Johnny plays a song by John Mayer. Not very hooky. He's kind of just cute. That's kind of what he's got going on. Blushing whenever Jes does anything and then being cute and boring and singing songs in the key of John Mayer. Could be worse, he's pretty charming.
Sonyae steps up -- Jackie talks about how affected she is, because ask an expert -- and sings her horrible hook and looks like desperation personified and everybody laughs right in her face, and it's awesome. Blessing sings his song and it's boring, but he's blind so they all cry and stare. Amber, who is apparently not Jes, sings a song about doing it.

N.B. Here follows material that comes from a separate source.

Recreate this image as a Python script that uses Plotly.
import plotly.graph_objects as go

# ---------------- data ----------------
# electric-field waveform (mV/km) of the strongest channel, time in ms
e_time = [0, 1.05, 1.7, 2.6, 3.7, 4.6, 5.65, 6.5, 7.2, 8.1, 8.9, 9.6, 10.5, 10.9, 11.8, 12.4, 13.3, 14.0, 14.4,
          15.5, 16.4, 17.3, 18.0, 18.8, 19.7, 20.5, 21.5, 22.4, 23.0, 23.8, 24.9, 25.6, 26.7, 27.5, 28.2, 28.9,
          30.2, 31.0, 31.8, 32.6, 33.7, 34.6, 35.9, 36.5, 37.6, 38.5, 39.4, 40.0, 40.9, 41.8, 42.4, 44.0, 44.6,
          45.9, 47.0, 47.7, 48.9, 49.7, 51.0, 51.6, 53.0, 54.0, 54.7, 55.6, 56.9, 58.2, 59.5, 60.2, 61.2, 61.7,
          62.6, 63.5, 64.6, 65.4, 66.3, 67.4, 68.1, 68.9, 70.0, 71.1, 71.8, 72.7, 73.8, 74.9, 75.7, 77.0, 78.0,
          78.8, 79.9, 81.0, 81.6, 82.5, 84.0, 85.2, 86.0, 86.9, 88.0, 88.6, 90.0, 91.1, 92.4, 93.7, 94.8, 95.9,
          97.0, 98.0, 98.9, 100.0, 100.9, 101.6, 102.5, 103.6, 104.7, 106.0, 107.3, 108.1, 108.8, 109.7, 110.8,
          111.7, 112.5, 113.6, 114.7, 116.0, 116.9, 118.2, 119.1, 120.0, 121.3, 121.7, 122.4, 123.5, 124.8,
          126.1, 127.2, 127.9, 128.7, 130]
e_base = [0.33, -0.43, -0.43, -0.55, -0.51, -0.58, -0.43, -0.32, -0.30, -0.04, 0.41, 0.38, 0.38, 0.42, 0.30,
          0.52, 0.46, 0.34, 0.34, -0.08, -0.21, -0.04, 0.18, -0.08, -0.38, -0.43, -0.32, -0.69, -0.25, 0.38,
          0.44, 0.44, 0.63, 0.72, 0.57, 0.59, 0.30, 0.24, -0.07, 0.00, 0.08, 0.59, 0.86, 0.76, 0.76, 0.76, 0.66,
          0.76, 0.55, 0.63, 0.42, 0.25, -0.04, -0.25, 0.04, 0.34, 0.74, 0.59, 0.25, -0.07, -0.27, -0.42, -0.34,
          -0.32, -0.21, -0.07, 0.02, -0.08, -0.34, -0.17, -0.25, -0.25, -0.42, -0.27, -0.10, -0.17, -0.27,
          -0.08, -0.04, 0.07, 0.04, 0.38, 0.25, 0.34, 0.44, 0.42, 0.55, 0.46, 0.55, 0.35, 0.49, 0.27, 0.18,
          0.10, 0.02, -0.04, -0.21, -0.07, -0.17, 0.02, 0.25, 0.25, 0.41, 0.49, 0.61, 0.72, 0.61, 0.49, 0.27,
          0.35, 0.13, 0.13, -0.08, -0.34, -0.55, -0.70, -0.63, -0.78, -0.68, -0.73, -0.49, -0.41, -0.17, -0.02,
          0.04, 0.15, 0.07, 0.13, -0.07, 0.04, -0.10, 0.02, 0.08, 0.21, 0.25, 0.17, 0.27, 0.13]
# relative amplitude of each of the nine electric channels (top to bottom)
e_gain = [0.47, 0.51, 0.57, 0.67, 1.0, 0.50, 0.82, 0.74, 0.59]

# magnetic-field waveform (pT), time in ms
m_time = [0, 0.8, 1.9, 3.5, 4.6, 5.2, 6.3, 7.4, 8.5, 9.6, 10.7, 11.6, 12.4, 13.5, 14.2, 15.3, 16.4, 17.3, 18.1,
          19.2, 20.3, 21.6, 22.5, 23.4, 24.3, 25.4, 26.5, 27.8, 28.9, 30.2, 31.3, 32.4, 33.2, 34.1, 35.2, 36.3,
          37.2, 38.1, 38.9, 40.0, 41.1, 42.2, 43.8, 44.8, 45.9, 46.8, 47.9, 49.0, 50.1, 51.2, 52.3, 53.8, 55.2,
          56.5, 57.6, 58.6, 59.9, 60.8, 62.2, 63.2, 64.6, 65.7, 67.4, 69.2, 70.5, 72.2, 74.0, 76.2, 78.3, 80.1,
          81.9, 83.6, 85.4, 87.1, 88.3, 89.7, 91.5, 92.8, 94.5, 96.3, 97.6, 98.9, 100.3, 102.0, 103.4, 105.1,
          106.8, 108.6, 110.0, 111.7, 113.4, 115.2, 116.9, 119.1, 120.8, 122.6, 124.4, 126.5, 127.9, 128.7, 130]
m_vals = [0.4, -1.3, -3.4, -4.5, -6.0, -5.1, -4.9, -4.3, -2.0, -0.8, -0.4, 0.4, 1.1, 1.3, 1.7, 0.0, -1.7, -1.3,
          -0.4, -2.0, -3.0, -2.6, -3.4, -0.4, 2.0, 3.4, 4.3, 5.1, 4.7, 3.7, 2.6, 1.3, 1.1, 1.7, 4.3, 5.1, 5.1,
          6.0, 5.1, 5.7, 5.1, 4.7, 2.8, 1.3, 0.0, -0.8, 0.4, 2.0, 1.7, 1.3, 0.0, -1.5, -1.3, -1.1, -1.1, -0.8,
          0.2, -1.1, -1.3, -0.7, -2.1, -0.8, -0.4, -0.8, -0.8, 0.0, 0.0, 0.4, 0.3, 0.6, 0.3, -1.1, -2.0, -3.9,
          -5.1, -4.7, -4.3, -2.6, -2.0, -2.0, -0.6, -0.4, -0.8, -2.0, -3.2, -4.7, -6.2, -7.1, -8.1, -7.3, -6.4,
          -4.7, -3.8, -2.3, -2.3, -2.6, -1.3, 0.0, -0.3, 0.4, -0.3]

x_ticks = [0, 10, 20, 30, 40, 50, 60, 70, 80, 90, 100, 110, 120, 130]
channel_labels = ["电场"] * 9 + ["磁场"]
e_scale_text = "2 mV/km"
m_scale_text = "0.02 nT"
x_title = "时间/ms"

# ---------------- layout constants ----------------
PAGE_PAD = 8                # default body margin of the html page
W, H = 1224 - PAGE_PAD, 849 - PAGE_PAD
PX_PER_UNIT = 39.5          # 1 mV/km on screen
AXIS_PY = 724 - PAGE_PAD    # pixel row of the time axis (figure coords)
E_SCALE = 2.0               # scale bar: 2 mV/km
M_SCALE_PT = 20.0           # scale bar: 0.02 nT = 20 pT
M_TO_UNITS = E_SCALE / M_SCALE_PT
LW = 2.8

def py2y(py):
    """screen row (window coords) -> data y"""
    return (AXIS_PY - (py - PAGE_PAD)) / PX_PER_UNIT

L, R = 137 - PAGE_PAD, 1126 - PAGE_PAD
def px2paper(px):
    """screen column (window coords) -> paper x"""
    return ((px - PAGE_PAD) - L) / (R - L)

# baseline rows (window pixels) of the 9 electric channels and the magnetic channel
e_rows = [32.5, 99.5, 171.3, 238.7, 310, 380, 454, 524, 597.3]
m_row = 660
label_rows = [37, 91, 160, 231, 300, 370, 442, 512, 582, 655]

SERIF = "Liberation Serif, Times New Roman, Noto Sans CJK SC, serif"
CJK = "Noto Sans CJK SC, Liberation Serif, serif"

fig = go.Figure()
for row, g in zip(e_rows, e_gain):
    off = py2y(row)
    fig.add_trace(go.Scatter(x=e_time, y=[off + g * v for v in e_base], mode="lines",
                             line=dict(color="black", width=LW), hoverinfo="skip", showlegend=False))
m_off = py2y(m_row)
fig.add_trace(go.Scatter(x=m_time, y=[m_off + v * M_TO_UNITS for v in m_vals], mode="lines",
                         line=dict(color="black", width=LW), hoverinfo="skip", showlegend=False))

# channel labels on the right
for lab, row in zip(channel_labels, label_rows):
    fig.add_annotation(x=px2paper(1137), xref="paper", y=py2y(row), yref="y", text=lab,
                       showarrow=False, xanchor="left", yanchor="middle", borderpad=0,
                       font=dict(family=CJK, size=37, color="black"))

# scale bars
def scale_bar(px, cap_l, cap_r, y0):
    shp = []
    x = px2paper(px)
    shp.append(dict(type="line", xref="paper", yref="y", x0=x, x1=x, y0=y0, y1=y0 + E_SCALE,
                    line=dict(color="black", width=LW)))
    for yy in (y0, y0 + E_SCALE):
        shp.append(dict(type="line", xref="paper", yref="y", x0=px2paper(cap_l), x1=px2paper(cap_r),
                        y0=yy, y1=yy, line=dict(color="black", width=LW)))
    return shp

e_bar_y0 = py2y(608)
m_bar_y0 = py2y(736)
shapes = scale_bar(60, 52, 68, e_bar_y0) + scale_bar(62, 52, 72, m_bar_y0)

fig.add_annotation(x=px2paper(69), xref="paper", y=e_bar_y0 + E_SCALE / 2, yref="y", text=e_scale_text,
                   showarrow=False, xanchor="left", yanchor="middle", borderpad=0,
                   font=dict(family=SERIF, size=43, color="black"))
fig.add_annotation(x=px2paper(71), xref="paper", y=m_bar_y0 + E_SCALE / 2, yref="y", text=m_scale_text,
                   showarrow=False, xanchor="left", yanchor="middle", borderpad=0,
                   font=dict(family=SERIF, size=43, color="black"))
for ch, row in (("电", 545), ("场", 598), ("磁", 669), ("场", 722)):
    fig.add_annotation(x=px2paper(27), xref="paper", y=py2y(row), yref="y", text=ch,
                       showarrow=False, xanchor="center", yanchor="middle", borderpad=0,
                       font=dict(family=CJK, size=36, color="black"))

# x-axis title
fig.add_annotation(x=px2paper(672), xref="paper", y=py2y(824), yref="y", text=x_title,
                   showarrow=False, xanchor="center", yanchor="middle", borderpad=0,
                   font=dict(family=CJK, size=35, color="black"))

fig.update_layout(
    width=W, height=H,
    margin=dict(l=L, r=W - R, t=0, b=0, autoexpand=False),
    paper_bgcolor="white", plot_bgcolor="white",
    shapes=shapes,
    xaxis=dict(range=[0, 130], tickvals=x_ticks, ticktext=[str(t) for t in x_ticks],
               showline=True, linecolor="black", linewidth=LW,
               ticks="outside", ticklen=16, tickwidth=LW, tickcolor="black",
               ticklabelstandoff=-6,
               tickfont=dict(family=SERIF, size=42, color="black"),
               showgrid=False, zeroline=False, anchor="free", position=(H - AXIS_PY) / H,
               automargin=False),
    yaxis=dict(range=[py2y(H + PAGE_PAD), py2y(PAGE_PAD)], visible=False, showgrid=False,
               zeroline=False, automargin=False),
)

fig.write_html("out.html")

Jackie does her Bonnie Tyler thing and it sort of falls apart at the end, but she knows that.
Melissa, the mom one: "I grew up very sensitive to the power of the ocean, you know, the sunsets, and with a sense of awe of the universe."
BIGGEST ASSHOLE OF ALL, I THINK
Just kidding, she doesn't sing for the widow. She doesn't sing for the orphan. She might have some mental problems and possibly needs help with her day-to-day, but she's not an asshole.
So Melissa flames out immediately and does that process thing that's so annoying where instead of just doing a good job or gutting through it with any dignity whatsoever, she starts whining to the judges about how she fucked up, like they're going to give her a hug. Jewel looks really sad for her, probably because they look identical to each other. Kara just wants to punch her in the neck, which is the only appropriate response.
The rest of everybody hates her, but Mohawk Nick the Two-Pump Dick makes such a camera-mugging show of how ridiculous she is that it just makes him look bad instead.
Jes sings her song about how LA starts in your nose and goes to your toes or whatever, she's wearing a pink crocheted knit cap and cannot be trusted based on that alone. All the boys who are practically gay already start falling in love with her... He typed, just as the camera shot to Johnny falling in love with her. I know my shit. You might say I am a leader of men.